Ausnahme für Speicherpflicht
Zudem ist es möglich, Betreibern elektronischer Kommunikationsdienste über einen bestimmten Zeitraum eine Speicherpflicht aufzugeben. Dies muss dann aber der Bekämpfung schwerer Kriminalität und dem Schutz der nationalen Sicherheit dienen. Auch hier dürfen dann Verkehrs- und Standortdaten erfasst werden.
Stimmen aus der Politik
Zu dem Urteil und der so entstandenen Sachlage haben sich nun auch schon Stimmen aus der Politik gemeldet.
Der FDP liegt nach wie vor viel daran, die Vorratsdatenspeicherung komplett abzuschaffen. FDP-Bundesjustizminister Buschmann kündigte bereits an, die anlasslose Vorratsdatenspeicherung nun „zügig und endgültig aus dem Gesetz [zu] streichen“.
Auch die Grünen-Bundestagsfraktion sieht das Urteil als Schlag gegen die Befürworter der Vorratsdatenspeicherung. Eine verfassungskonforme Regelung sei schon lange nötig.
Auf der anderen Seite sieht SPD-Innenministerin Faeser beim Thema Vorratsdatenspeicherung vor allem Anliegen der Sicherheitsbehörden berührt. Diese wünschen sich gerade eine Vorratsdatenspeicherung.
Wie viel Vorratsdatenspeicherung geht noch?
Auch wenn das Urteil des EuGh sich vordergründig gegen die deutsche Vorratsdatenspeicherung positioniert, machen die Ausnahmen deutlich, dass noch einiges möglich ist. Die vom EuGH aufgestellten Ausnahmen sind so weitläufig, dass ein Verbot der anlasslosen Speicherung schon wieder in Zweifel gezogen werden kann.

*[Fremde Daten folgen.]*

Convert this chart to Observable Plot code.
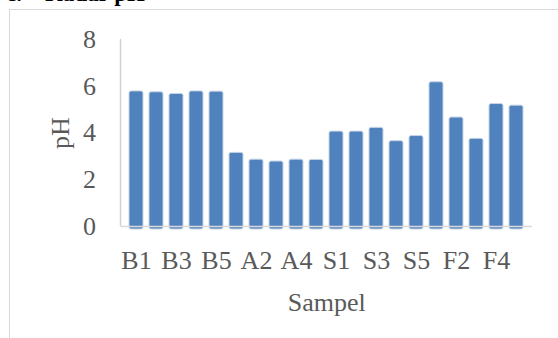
<!DOCTYPE html>
<html>
<head>
<meta charset="utf-8">
<script src="https://cdn.jsdelivr.net/npm/d3@7"></script>
<script src="https://cdn.jsdelivr.net/npm/@observablehq/plot@0.6"></script>
<style>
  html, body { margin: 0; padding: 0; background: #fff; }
  #wrap { position: relative; width: 558px; height: 338px; overflow: hidden; }
  #frame { position: absolute; left: 9px; top: 9px; width: 600px; height: 400px;
           border-top: 1.5px solid #d9d9d9; border-left: 1.5px solid #d9d9d9; box-sizing: border-box; }
  #title { position: absolute; left: 6px; top: -19px; font-family: "Liberation Serif", serif;
           font-weight: bold; font-size: 23px; color: #000; white-space: pre; }
  #chart { position: absolute; left: 0; top: 0; }
</style>
</head>
<body>
<div id="wrap">
  <div id="frame"></div>
  <div id="title">c.    Kadar pH</div>
  <div id="chart"></div>
</div>
<script>
const samples = ["B1","B2","B3","B4","B5","A1","A2","A3","A4","A5","S1","S2","S3","S4","S5","F1","F2","F3","F4","F5"];
const phValues = [5.78,5.74,5.67,5.78,5.77,3.15,2.86,2.78,2.86,2.85,4.06,4.06,4.22,3.65,3.87,6.17,4.66,3.75,5.24,5.17];
const xTickLabels = ["B1","B3","B5","A2","A4","S1","S3","S5","F2","F4"];
const yTicks = [0,2,4,6,8];

const data = samples.map((s, i) => ({sample: s, ph: phValues[i]}));
const font = "'Liberation Serif', serif";
const fs = 26;

function yAxisLine(index, scales, values, dim) {
  const line = document.createElementNS("http://www.w3.org/2000/svg", "line");
  const x = dim.marginLeft;
  line.setAttribute("x1", x);
  line.setAttribute("x2", x);
  line.setAttribute("y1", scales.y(8));
  line.setAttribute("y2", scales.y(0));
  line.setAttribute("stroke", "#d0d0d0");
  line.setAttribute("stroke-width", 1.5);
  return line;
}

const chart = Plot.plot({
  width: 558,
  height: 338,
  marginLeft: 120.5,
  marginRight: 26,
  marginTop: 39,
  marginBottom: 112,
  style: {fontFamily: font, fontSize: fs + "px", color: "#595959", background: "transparent"},
  x: {domain: samples, paddingInner: 0.295, paddingOuter: 0.1475, label: null},
  y: {domain: [0, 8], label: null},
  marks: [
    Plot.barY(data, {x: "sample", y: "ph", fill: "#4F81BD", stroke: "#c6d4e6", strokeWidth: 1, rx: 2, insetBottom: -3}),
    Plot.ruleY([0], {stroke: "#d9d9d9", strokeWidth: 1.5}),
    yAxisLine,
    Plot.axisY(yTicks, {tickSize: 0, tickPadding: 25, fontSize: fs, fill: "#595959", label: null}),
    Plot.axisX(xTickLabels, {tickSize: 0, tickPadding: 24, fontSize: fs, fill: "#595959", label: null}),
    Plot.text(["Sampel"], {frameAnchor: "bottom", dy: 84, fontSize: fs, fill: "#595959"}),
    Plot.text(["pH"], {frameAnchor: "left", textAnchor: "middle", dx: -60, rotate: -90, fontSize: fs, fill: "#595959"})
  ]
});
document.getElementById("chart").appendChild(chart);
</script>
</body>
</html>
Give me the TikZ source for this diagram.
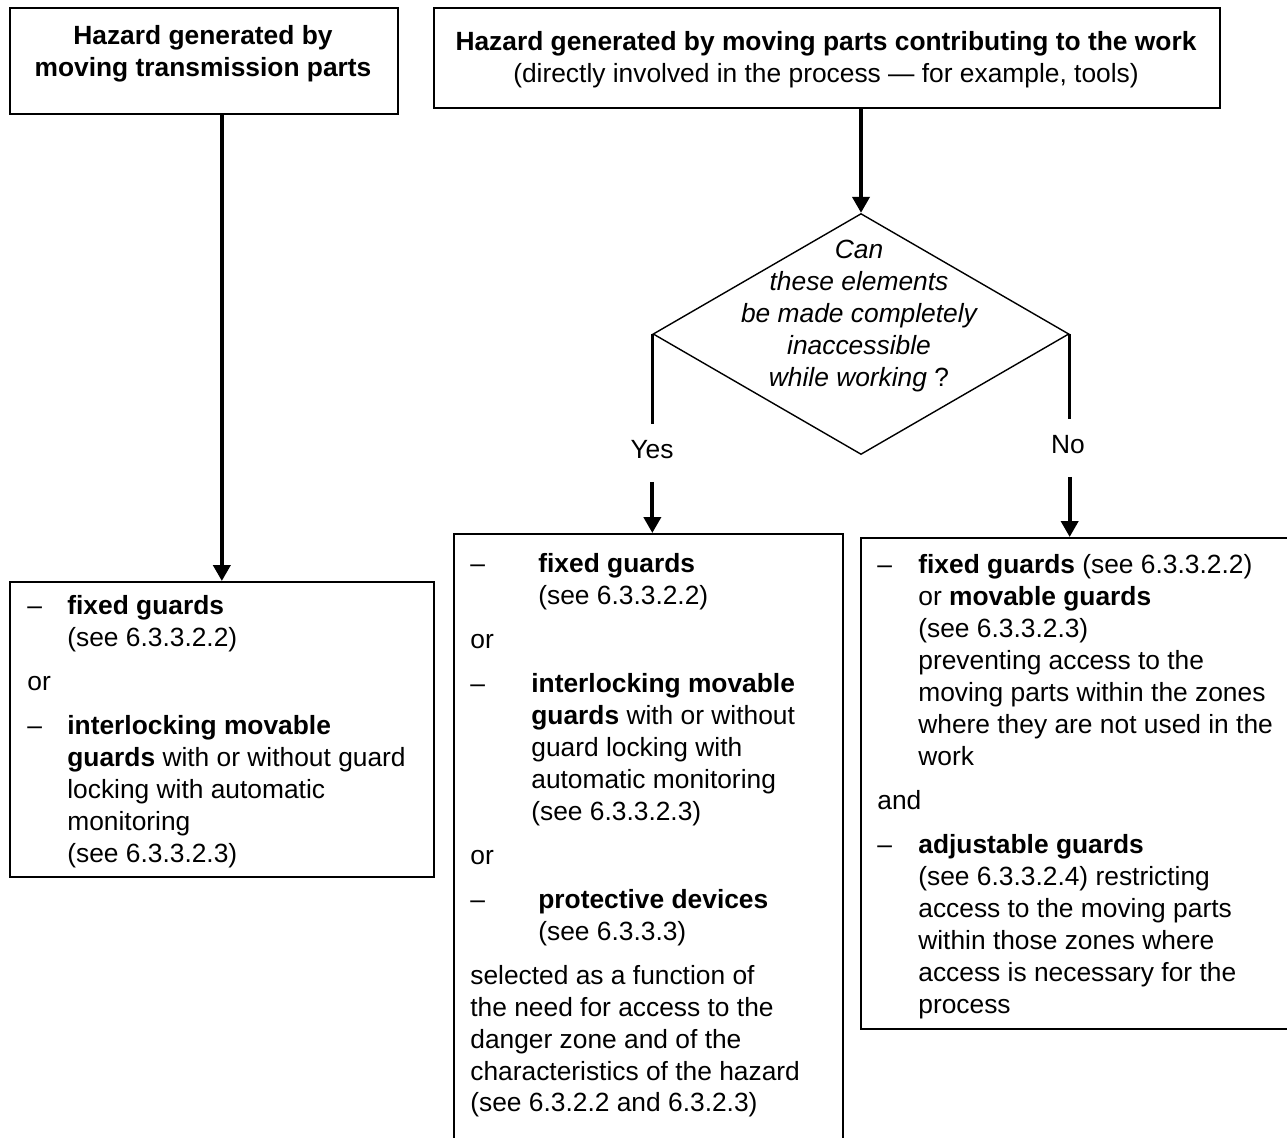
\documentclass[tikz,border=0pt]{standalone}
\usepackage{fontspec}
\setmainfont{Liberation Sans}
\usetikzlibrary{arrows.meta,shapes.geometric}
\newcommand{\bodysize}{\fontsize{15pt}{18.2pt}\selectfont}

\begin{document}
\begin{tikzpicture}[x=0.02cm,y=-0.02cm,
  box/.style={draw,line width=1pt,inner sep=0pt,anchor=north west},
  txt/.style={inner sep=0pt,font=\bodysize},
  lbl/.style={txt,anchor=base,text height=0.67cm,text depth=0.47cm},
  ques/.style={draw,diamond,line width=0.8pt,inner sep=0pt,minimum width=8.32cm,minimum height=4.82cm},
  arr/.style={-{Triangle[length=0.32cm,width=0.34cm]},line width=2.2pt},
  branch/.style={line width=1.8pt}]
\useasboundingbox (0,0) rectangle (1287,1137);
\clip (0,0) rectangle (1287,1137);
% top boxes
\node[box,minimum width=7.76cm,minimum height=2.12cm] (boxA) at (9,7) {};
\node[box,minimum width=15.72cm,minimum height=2cm] (boxB) at (433,7) {};
\node[txt,font=\bodysize\bfseries,anchor=north] (hdrA) at (203,21.6) {\begin{tabular}{@{}c@{}}Hazard generated by\\moving transmission parts\end{tabular}};
\node[txt,anchor=north] (hdrB) at (826,27.6) {\begin{tabular}{@{}c@{}}\textbf{Hazard generated by moving parts contributing to the work}\\(directly involved in the process — for example, tools)\end{tabular}};
% decision
\node[ques] (dia) at (861,334) {};
\node[txt,font=\bodysize\itshape,anchor=north] (qtext) at (859,235.6) {\begin{tabular}{@{}c@{}}Can\\these elements\\be made completely\\inaccessible\\while working\upshape~?\end{tabular}};
\node[lbl] (yes) at (652,458) {Yes};
\node[lbl] (no) at (1068,453) {No};
% result boxes
\node[box,minimum width=8.48cm,minimum height=5.9cm] (boxC) at (9,581) {};
\node[box,minimum width=7.78cm,minimum height=12.6cm] (boxD) at (453,533) {};
\node[box,minimum width=8.8cm,minimum height=9.82cm] (boxE) at (860,537) {};
\node[txt,anchor=north west] (listC) at (27,591.6) {\begin{tabular}{@{}p{0.8cm}@{}l@{}}
–&\textbf{fixed guards}\\
&(see 6.3.3.2.2)\\[0.24cm]
\multicolumn{2}{@{}l}{or}\\[0.24cm]
–&\textbf{interlocking movable}\\
&\textbf{guards} with or without guard\\
&locking with automatic\\
&monitoring\\
&(see 6.3.3.2.3)
\end{tabular}};
\node[txt,anchor=north west] (listD) at (470,549.6) {\begin{tabular}{@{}p{1.22cm}@{}l@{}}
–&\hspace{0.14cm}\textbf{fixed guards}\\
&\hspace{0.14cm}(see 6.3.3.2.2)\\[0.24cm]
\multicolumn{2}{@{}l}{or}\\[0.24cm]
–&\textbf{interlocking movable}\\
&\textbf{guards} with or without\\
&guard locking with\\
&automatic monitoring\\
&(see 6.3.3.2.3)\\[0.24cm]
\multicolumn{2}{@{}l}{or}\\[0.24cm]
–&\hspace{0.14cm}\textbf{protective devices}\\
&\hspace{0.14cm}(see 6.3.3.3)\\[0.24cm]
\multicolumn{2}{@{}l}{selected as a function of}\\
\multicolumn{2}{@{}l}{the need for access to the}\\
\multicolumn{2}{@{}l}{danger zone and of the}\\
\multicolumn{2}{@{}l}{characteristics of the hazard}\\
\multicolumn{2}{@{}l}{(see 6.3.2.2 and 6.3.2.3)}
\end{tabular}};
\node[txt,anchor=north west] (listE) at (877,550.6) {\begin{tabular}{@{}p{0.82cm}@{}l@{}}
–&\textbf{fixed guards} (see 6.3.3.2.2)\\
&or \textbf{movable guards}\\
&(see 6.3.3.2.3)\\
&preventing access to the\\
&moving parts within the zones\\
&where they are not used in the\\
&work\\[0.24cm]
\multicolumn{2}{@{}l}{and}\\[0.24cm]
–&\textbf{adjustable guards}\\
&(see 6.3.3.2.4) restricting\\
&access to the moving parts\\
&within those zones where\\
&access is necessary for the\\
&process
\end{tabular}};
% connectors
\draw[arr] (boxA.south -| boxC.north) -- (boxC.north);
\draw[arr] (boxB.south -| dia.north) -- (dia.north);
\draw[branch] (dia.west) -- (dia.west |- yes.north);
\draw[arr] (dia.west |- yes.south) -- (dia.west |- boxD.north);
\draw[branch] (dia.east) -- (dia.east |- no.north);
\draw[arr] (dia.east |- no.south) -- (dia.east |- boxE.north);
\end{tikzpicture}
\end{document}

Wie aus den bisherigen Stimmen aus der Politik deutlich wird, wird es bezüglich der Möglichkeiten der Vorratsspeicherung in Deutschland auf einen Kompromiss zwischen Bundesinnen- und federführendem Bundesjustizministerium hinauslaufen. Dieser könnte mehr Vorratsdatenspeicherung enthalten als das Urteil zunächst vermuten lässt.